***** Supplied material *****

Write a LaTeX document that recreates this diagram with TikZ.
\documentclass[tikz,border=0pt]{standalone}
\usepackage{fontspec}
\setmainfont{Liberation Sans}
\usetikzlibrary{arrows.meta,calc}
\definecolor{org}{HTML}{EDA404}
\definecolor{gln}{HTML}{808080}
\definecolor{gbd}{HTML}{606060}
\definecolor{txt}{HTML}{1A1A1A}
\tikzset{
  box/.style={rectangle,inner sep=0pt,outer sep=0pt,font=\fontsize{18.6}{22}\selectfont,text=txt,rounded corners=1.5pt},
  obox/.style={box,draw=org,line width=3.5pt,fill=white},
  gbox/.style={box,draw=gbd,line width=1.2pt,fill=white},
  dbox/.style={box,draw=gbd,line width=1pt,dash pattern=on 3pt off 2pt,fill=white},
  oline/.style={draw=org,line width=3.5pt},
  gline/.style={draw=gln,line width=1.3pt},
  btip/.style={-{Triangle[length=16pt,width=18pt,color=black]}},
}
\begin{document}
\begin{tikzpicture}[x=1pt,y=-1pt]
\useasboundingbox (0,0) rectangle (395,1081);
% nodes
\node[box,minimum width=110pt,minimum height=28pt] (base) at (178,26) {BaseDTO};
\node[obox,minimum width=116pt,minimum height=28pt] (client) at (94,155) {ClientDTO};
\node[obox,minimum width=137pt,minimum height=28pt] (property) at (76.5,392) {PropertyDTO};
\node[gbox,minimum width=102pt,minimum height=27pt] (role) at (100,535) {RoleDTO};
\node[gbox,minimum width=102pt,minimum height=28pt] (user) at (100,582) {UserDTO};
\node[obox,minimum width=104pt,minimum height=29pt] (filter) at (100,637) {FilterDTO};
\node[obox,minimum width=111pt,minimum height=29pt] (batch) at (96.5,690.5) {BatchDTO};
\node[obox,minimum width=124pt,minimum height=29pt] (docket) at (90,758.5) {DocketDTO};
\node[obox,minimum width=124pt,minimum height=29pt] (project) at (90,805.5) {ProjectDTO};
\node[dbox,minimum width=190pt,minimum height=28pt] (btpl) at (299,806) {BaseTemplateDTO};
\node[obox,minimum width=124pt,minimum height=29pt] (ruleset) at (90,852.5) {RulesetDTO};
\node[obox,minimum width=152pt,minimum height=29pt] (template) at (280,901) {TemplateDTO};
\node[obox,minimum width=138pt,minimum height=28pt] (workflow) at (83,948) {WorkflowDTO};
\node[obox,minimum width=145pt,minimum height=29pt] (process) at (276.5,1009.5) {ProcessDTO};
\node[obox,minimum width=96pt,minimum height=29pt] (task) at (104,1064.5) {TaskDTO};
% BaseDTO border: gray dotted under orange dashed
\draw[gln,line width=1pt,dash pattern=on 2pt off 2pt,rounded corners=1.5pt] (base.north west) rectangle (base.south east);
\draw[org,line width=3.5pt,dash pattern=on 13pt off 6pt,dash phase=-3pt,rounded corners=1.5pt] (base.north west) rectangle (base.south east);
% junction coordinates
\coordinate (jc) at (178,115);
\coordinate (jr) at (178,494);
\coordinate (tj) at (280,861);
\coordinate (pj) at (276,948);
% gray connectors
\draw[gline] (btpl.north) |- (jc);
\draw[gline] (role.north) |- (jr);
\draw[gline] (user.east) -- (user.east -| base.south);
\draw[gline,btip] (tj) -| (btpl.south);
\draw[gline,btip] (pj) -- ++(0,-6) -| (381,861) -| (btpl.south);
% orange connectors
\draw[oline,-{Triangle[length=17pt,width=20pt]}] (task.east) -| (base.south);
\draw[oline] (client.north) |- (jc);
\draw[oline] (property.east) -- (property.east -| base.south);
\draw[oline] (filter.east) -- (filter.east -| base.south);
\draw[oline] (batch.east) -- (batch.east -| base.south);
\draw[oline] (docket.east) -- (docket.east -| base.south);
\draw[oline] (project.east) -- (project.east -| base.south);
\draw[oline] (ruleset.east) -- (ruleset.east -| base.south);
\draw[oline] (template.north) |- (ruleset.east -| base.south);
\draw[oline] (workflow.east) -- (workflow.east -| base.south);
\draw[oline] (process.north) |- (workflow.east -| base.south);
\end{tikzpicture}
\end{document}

*****

__Task to carry out__:
Write out every line exactly as it stands.

__Response__:
Write a LaTeX document that recreates this diagram with TikZ.
\documentclass[tikz,border=0pt]{standalone}
\usepackage{fontspec}
\setmainfont{Liberation Sans}
\usetikzlibrary{arrows.meta,calc}
\definecolor{org}{HTML}{EDA404}
\definecolor{gln}{HTML}{808080}
\definecolor{gbd}{HTML}{606060}
\definecolor{txt}{HTML}{1A1A1A}
\tikzset{
  box/.style={rectangle,inner sep=0pt,outer sep=0pt,font=\fontsize{18.6}{22}\selectfont,text=txt,rounded corners=1.5pt},
  obox/.style={box,draw=org,line width=3.5pt,fill=white},
  gbox/.style={box,draw=gbd,line width=1.2pt,fill=white},
  dbox/.style={box,draw=gbd,line width=1pt,dash pattern=on 3pt off 2pt,fill=white},
  oline/.style={draw=org,line width=3.5pt},
  gline/.style={draw=gln,line width=1.3pt},
  btip/.style={-{Triangle[length=16pt,width=18pt,color=black]}},
}
\begin{document}
\begin{tikzpicture}[x=1pt,y=-1pt]
\useasboundingbox (0,0) rectangle (395,1081);
% nodes
\node[box,minimum width=110pt,minimum height=28pt] (base) at (178,26) {BaseDTO};
\node[obox,minimum width=116pt,minimum height=28pt] (client) at (94,155) {ClientDTO};
\node[obox,minimum width=137pt,minimum height=28pt] (property) at (76.5,392) {PropertyDTO};
\node[gbox,minimum width=102pt,minimum height=27pt] (role) at (100,535) {RoleDTO};
\node[gbox,minimum width=102pt,minimum height=28pt] (user) at (100,582) {UserDTO};
\node[obox,minimum width=104pt,minimum height=29pt] (filter) at (100,637) {FilterDTO};
\node[obox,minimum width=111pt,minimum height=29pt] (batch) at (96.5,690.5) {BatchDTO};
\node[obox,minimum width=124pt,minimum height=29pt] (docket) at (90,758.5) {DocketDTO};
\node[obox,minimum width=124pt,minimum height=29pt] (project) at (90,805.5) {ProjectDTO};
\node[dbox,minimum width=190pt,minimum height=28pt] (btpl) at (299,806) {BaseTemplateDTO};
\node[obox,minimum width=124pt,minimum height=29pt] (ruleset) at (90,852.5) {RulesetDTO};
\node[obox,minimum width=152pt,minimum height=29pt] (template) at (280,901) {TemplateDTO};
\node[obox,minimum width=138pt,minimum height=28pt] (workflow) at (83,948) {WorkflowDTO};
\node[obox,minimum width=145pt,minimum height=29pt] (process) at (276.5,1009.5) {ProcessDTO};
\node[obox,minimum width=96pt,minimum height=29pt] (task) at (104,1064.5) {TaskDTO};
% BaseDTO border: gray dotted under orange dashed
\draw[gln,line width=1pt,dash pattern=on 2pt off 2pt,rounded corners=1.5pt] (base.north west) rectangle (base.south east);
\draw[org,line width=3.5pt,dash pattern=on 13pt off 6pt,dash phase=-3pt,rounded corners=1.5pt] (base.north west) rectangle (base.south east);
% junction coordinates
\coordinate (jc) at (178,115);
\coordinate (jr) at (178,494);
\coordinate (tj) at (280,861);
\coordinate (pj) at (276,948);
% gray connectors
\draw[gline] (btpl.north) |- (jc);
\draw[gline] (role.north) |- (jr);
\draw[gline] (user.east) -- (user.east -| base.south);
\draw[gline,btip] (tj) -| (btpl.south);
\draw[gline,btip] (pj) -- ++(0,-6) -| (381,861) -| (btpl.south);
% orange connectors
\draw[oline,-{Triangle[length=17pt,width=20pt]}] (task.east) -| (base.south);
\draw[oline] (client.north) |- (jc);
\draw[oline] (property.east) -- (property.east -| base.south);
\draw[oline] (filter.east) -- (filter.east -| base.south);
\draw[oline] (batch.east) -- (batch.east -| base.south);
\draw[oline] (docket.east) -- (docket.east -| base.south);
\draw[oline] (project.east) -- (project.east -| base.south);
\draw[oline] (ruleset.east) -- (ruleset.east -| base.south);
\draw[oline] (template.north) |- (ruleset.east -| base.south);
\draw[oline] (workflow.east) -- (workflow.east -| base.south);
\draw[oline] (process.north) |- (workflow.east -| base.south);
\end{tikzpicture}
\end{document}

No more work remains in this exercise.